Monday, July 27, 2009

Hariyama-san, Center of the World

Far and away Narita Ryohgo's best series, the Hariyama-san series -- of which there are exactly two books, so far -- effectively consists of short stories in whatever genre he damn well feels like. Hariyama-san himself is an eternal supporting character -- never integral to the action, he is often simply mentioned in passing. He's just in all the stories.
Each volume also has a fourth story that ties all the previous stories together into one big mash-up climax.
The first volume kicked off with a girl spying an axe murdered under her boyfriend's bed and trying gently to ease him out of the place, while he desperately tries to keep her there because he just saw a man running around with an axe outside his apartment. That man had actually being trying to kill the girl, but snuck into a yakuza's apartment across the way by mistake.
Then we get an INSANE magical girl -- she's from the kingdom of magic, but has watched too much anime and is constantly breaking the law and going to Japan to fight evil. But when she attempts to take down some yakuza, they take pity on her, promise her she'll never be made to fight for anyone again, and adopt her.
And then fuck up the magic police who come chasing after her.
Meanwhile, on a distant island, a boy discovers that he's actually the evil overlord, and everyone else on the island is a hero destined to kill him.
Even his girlfriend.

Hariyama-san, Center of the World 2, which I just read, is even more awesome.
Kicks off with a horror story about a taxi driver who picks up the ghost of a murdered girl; she's just about to kill him when she realizes his taxi is from another dimension.

Then we get the tragedy of No. 37564, an ordinary minion in an evil organization...for the fifth time running. Every single time he gets captured and mad scientists finish altering his body, the organization winds up getting destroyed by heroes. Before he gets brainwashed. Consequently he has become the strongest man in the history of time. Fortunately, he has absolutely no ambition, and is content to serve the twelve year old boy who runs the evil organization just like evil organizations are run on TV because he's suicidal and wants to be killed by the heroes. Who No. 37564 keeps fucking terrorizing.

The Don't of the Dead
A hitwoman with a pathological aversion to human body temperature has her dream come true when she finds herself mixed up in a war between Science Zombies and Magic Zombies. The two children controlling the armies turn out be zombies themselves, and totally running the whole thing as a game because they plan to kill her and turn her into a zombie slave. She sort of turns the tables on them, has them make her into a zombie, and adopts them.
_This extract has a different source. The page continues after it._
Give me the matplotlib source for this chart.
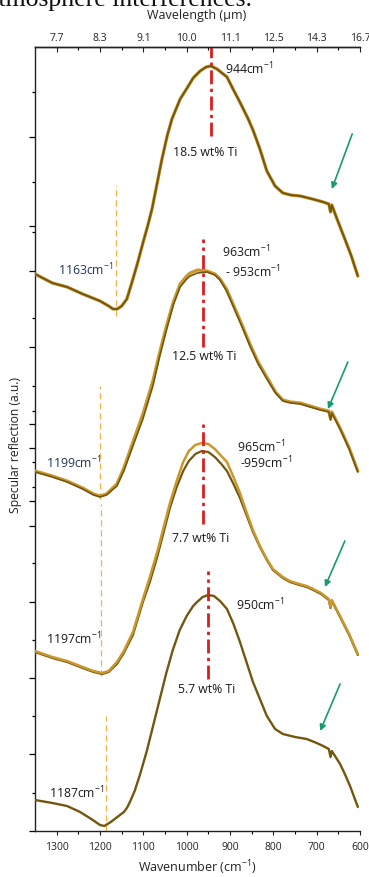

The Red Death of Kashiwagi Cross
Opens with a hero No. 37564 beat up cheerily explaining how great heroes are to a totally unimpressed policeman, who eventually points out that this really isn't going to help him plead insanity. Fortunately, Hariyama-san doesn't press charges. (When No. 37564 punched him, he landed on the roof of Hariyama-san's car.)
The heroic chant he constantly repeats turns out to be a product of his brainwashing; the awesomely named Genociders turn out to be working for a mad scientist who betrayed the evil organization No. 37564 worked for (they briefly had a giant robot named Big Massacre, but No. 37564 kicked it. Once.) and when he tries to rejoin them they kill him.
And then he gets turned into a zombie.
And then he gets possessed by the little dead girl from the first story.
And then everyone has a barbeque at Hariyama-san's house.

1 comment:

  1. Too many pronouns, couldn't tell who you were talking about at the beginning with the axe murderer, or near the end with the "he", still sounds awesome.